§ Dataset entries:

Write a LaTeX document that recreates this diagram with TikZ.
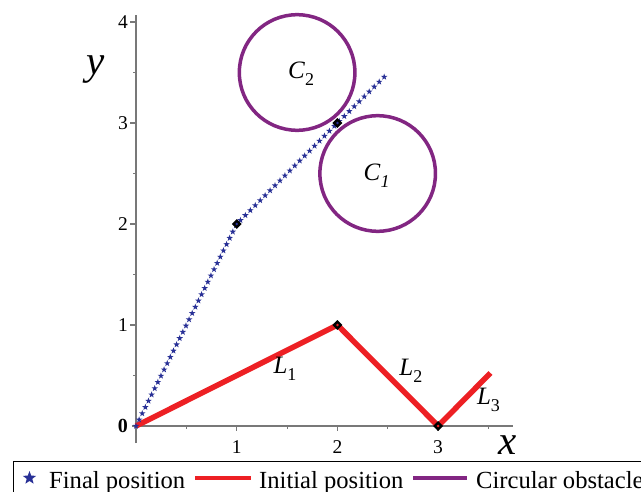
\documentclass[tikz,border=0pt]{standalone}
\usepackage{fontspec}
\setmainfont{Liberation Serif}
\usetikzlibrary{shapes.geometric,decorations.markings}
\definecolor{pathred}{RGB}{237,32,36}
\definecolor{starblue}{RGB}{40,48,150}
\definecolor{obspurple}{RGB}{130,38,130}
\definecolor{axisgray}{RGB}{120,120,120}
\newcommand{\mysub}[1]{\raisebox{-0.28em}{\fontsize{18}{18}\selectfont #1}}
\tikzset{
  axisline/.style={axisgray, line width=1.4pt},
  minortick/.style={axisgray, line width=1pt},
  ticklab/.style={font=\fontsize{19.5}{19.5}\selectfont, inner sep=0pt},
  axislab/.style={font=\fontsize{41}{41}\selectfont\itshape, inner sep=0pt},
  startick/.style={star, star points=5, star point ratio=2.5, fill=starblue, draw=none, minimum size=6.8pt, inner sep=0pt},
  joint/.style={diamond, fill=black, minimum size=10pt, inner sep=0pt},
  jdot/.style={circle, minimum size=2.8pt, inner sep=0pt},
  armred/.style={pathred, line width=5.5pt},
  obstacle/.style={circle, draw=obspurple, line width=3.5pt, minimum size=115.6pt, inner sep=0pt},
  lbl/.style={font=\fontsize{25}{25}\selectfont, inner sep=0pt},
  legtext/.style={font=\fontsize{24.6}{25}\selectfont, inner sep=0pt, anchor=base west},
  legline/.style={line width=3.4pt},
}
\begin{document}
\begin{tikzpicture}[x=1pt,y=-1pt]
\useasboundingbox (0,0) rectangle (641,492);
\fill[white] (0,0) rectangle (641,492);
\begin{scope}[shift={(136,426)}, x=100.7pt, y=101pt]
  % axes
  \coordinate (xa0) at (-0.04,0);
  \coordinate (xa1) at (3.744,0);
  \coordinate (ya0) at (0,-0.17);
  \coordinate (ya1) at (0,4.07);
  \draw[axisline] (xa0) -- (xa1);
  \draw[axisline] (ya0) -- (ya1);
  \foreach \i in {1,2,3} {
    \draw[axisline] (\i,0) -- ++(0,-5pt);
    \node[ticklab] (xl\i) at ([yshift=-21pt]\i,0) {\i};
  }
  \foreach \i in {0.5,1.5,2.5,3.5} {
    \draw[minortick] (\i,0) -- ++(0,-3pt);
    \draw[minortick] (0,\i) -- ++(-3pt,0);
  }
  \foreach \i in {1,2,3,4} {
    \draw[axisline] (0,\i) -- ++(-6pt,0);
    \node[ticklab, anchor=east] (yl\i) at ([xshift=-8pt]0,\i) {\i};
  }
  \node[ticklab, anchor=east, font=\fontsize{20}{20}\selectfont\bfseries] (zero) at ([xshift=-8pt]0,0) {0};
  \node[axislab] (xlab) at (3.69,-0.19) {x};
  \node[axislab] (ylab) at (-0.40,3.53) {y};
  % obstacles
  \node[obstacle] (c2) at (1.6,3.5) {};
  \node[obstacle] (c1) at (2.4,2.5) {};
  \node[lbl] (c2lab) at (1.64,3.485) {\textit{C}\mysub{2}};
  \node[lbl] (c1lab) at (2.39,2.475) {\textit{C}\mysub{\textit{1}}};
  % initial position (red)
  \coordinate (r0) at (0,0);
  \coordinate (r1) at (2,1);
  \coordinate (r2) at (3,0);
  \coordinate (r3) at (3.52,0.525);
  \draw[armred] (r0) -- (r1) -- (r2) -- (r3);
  \node[lbl] (l1) at (1.48,0.565) {\textit{L}\mysub{1}};
  \node[lbl] (l2) at (2.73,0.545) {\textit{L}\mysub{2}};
  \node[lbl] (l3) at (3.50,0.257) {\textit{L}\mysub{3}};
  % final position (blue stars)
  \coordinate (b0) at (0,0);
  \coordinate (b1) at (1,2);
  \coordinate (b2) at (2,3);
  \coordinate (b3) at (2.51,3.5);
  \path[postaction={decorate}, decoration={markings,
      mark=between positions 0 and 1 step 7pt with {\node[startick] {};}}]
      (b0) -- (b1) -- (b2) -- (b3);
  % joints
  \node[joint] (jb1) at (b1) {};
  \node[joint] (jb2) at (b2) {};
  \node[joint] (jr1) at (r1) {};
  \node[joint] (jr2) at (r2) {};
  \node[jdot, fill=starblue] (db1) at (b1) {};
  \node[jdot, fill=starblue] (db2) at (b2) {};
  \node[jdot, fill=pathred] (dr1) at (r1) {};
  \node[jdot, fill=pathred] (dr2) at (r2) {};
\end{scope}
% legend
\begin{scope}
  \clip (0,0) rectangle (641,492);
  \draw[black, line width=0.9pt] (13,461) rectangle (700,530);
  \node[star, star points=5, star point ratio=2.4, fill=starblue, minimum size=14pt, inner sep=0pt] (legstar) at (29.5,478) {};
  \node[legtext] (legfinal) at (49,488) {Final position};
  \coordinate (lr0) at (195,478);
  \coordinate (lr1) at (251,478);
  \draw[legline, pathred] (lr0) -- (lr1);
  \node[legtext] (leginit) at (259,488) {Initial position};
  \coordinate (lp0) at (413,478);
  \coordinate (lp1) at (467,478);
  \draw[legline, obspurple] (lp0) -- (lp1);
  \node[legtext] (legobs) at (476,488) {Circular obstacle};
\end{scope}
\end{tikzpicture}
\end{document}
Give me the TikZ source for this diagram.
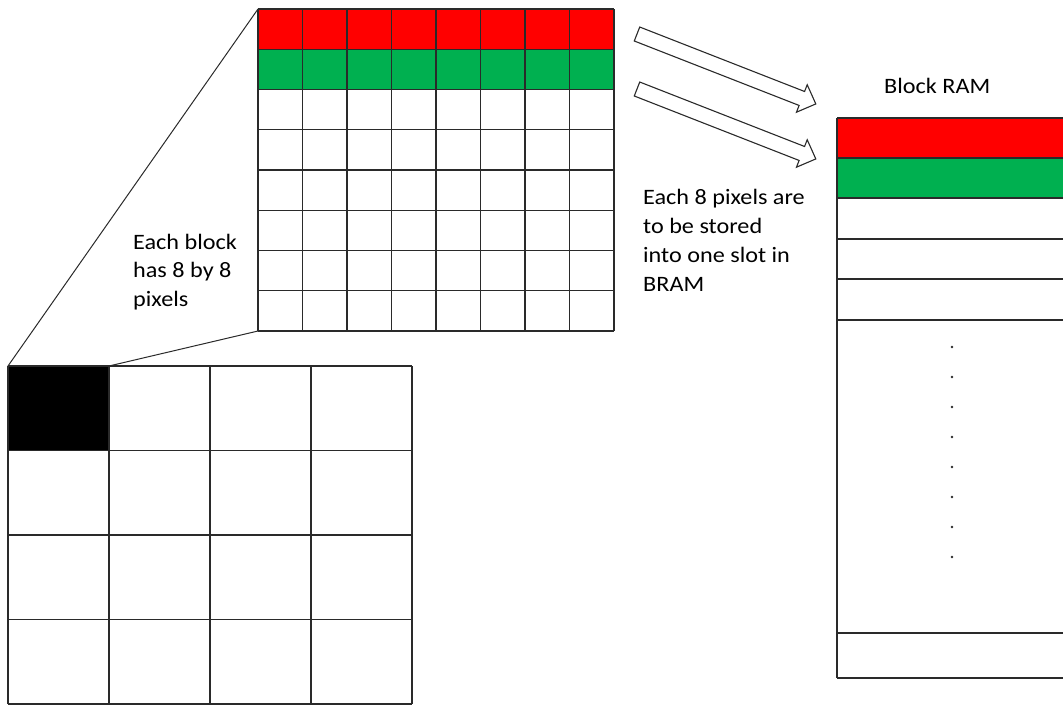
\documentclass[tikz,border=0pt]{standalone}
\usepackage{fontspec}
\setmainfont{Carlito}
\definecolor{cred}{HTML}{FF0000}
\definecolor{cgreen}{HTML}{00B050}
\definecolor{cline}{HTML}{2A2A2A}
\begin{document}
\begin{tikzpicture}[x=1pt,y=-1pt,
  gline/.style={line width=1.2pt, draw=cline},
  cellnode/.style={inner sep=0pt, outer sep=0pt, anchor=north west},
  txtA/.style={font=\fontsize{22}{28.5}\selectfont, inner sep=0pt, anchor=base west},
  txtB/.style={font=\fontsize{22}{29.3}\selectfont, inner sep=0pt, anchor=base west},
  barrow/.style={draw=cline, line width=1.1pt, fill=white, line join=miter}]
\useasboundingbox (0,0) rectangle (1063,705);
\clip (0,0) rectangle (1063,705);

% top grid (8 x 8 pixels)
\node[cellnode, minimum width=356pt, minimum height=322pt] (tg) at (258,9) {};
\fill[cred] (258,9) rectangle (614,49.25);
\fill[cgreen] (258,49.25) rectangle (614,89.5);
\foreach \i in {0,...,8} {\draw[gline] ({258+\i*44.5},9) -- ({258+\i*44.5},331);}
\foreach \j in {0,...,8} {\draw[gline] (258,{9+\j*40.25}) -- (614,{9+\j*40.25});}

% bottom grid (blocks)
\node[cellnode, fill=black, minimum width=101pt, minimum height=85pt] (blk) at (8,366) {};
\foreach \i in {0,...,4} {\draw[gline] ({8+\i*101},366) -- ({8+\i*101},704);}
\foreach \j in {0,...,4} {\draw[gline] (8,{366+\j*84.5}) -- (412,{366+\j*84.5});}

% zoom lines
\draw[gline, line width=1pt] (tg.north west) -- (blk.north west);
\draw[gline, line width=1pt] (tg.south west) -- (blk.north east);

% Block RAM
\node[cellnode, minimum width=240pt, minimum height=560pt] (bram) at (837,118) {};
\fill[cred] (837,118) rectangle (1075,158);
\fill[cgreen] (837,158) rectangle (1075,198);
\foreach \y in {118,158,198,239,279,320,633,678} {\draw[gline] (837,\y) -- (1075,\y);}
\draw[gline] (837,118) -- (837,678);
\foreach \k in {0,...,7} {\fill[cline] (952,{347+\k*30}) circle (1.4);}

% block arrows
\coordinate (a1) at (637,34);
\coordinate (a2) at (637,89);
\begin{scope}[shift={(a1)}, rotate=-21.36]
\draw[barrow] (0,-7.5) -- (177,-7.5) -- (177,-14.75) -- (192,0) -- (177,14.75) -- (177,7.5) -- (0,7.5) -- cycle;
\end{scope}
\begin{scope}[shift={(a2)}, rotate=-21.36]
\draw[barrow] (0,-7.5) -- (177,-7.5) -- (177,-14.75) -- (192,0) -- (177,14.75) -- (177,7.5) -- (0,7.5) -- cycle;
\end{scope}

% texts
\node[txtA] (blocktxt) at (133,249) {\scalebox{1.1}[1]{\begin{tabular}[t]{@{}l@{}}Each block\\has 8 by 8\\pixels\end{tabular}}};
\node[txtB] (storetxt) at (643,204) {\scalebox{1.1}[1]{\begin{tabular}[t]{@{}l@{}}Each 8 pixels are\\to be stored\\into one slot in\\BRAM\end{tabular}}};
\node[txtA] (bramlbl) at (884,93) {\scalebox{1.1}[1]{Block RAM}};
\end{tikzpicture}
\end{document}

§ Goal: Where does the word "with" appear? Return each line that holds it.

§ Written solution:
Write a LaTeX document that recreates this diagram with TikZ.
      mark=between positions 0 and 1 step 7pt with {\node[startick] {};}}]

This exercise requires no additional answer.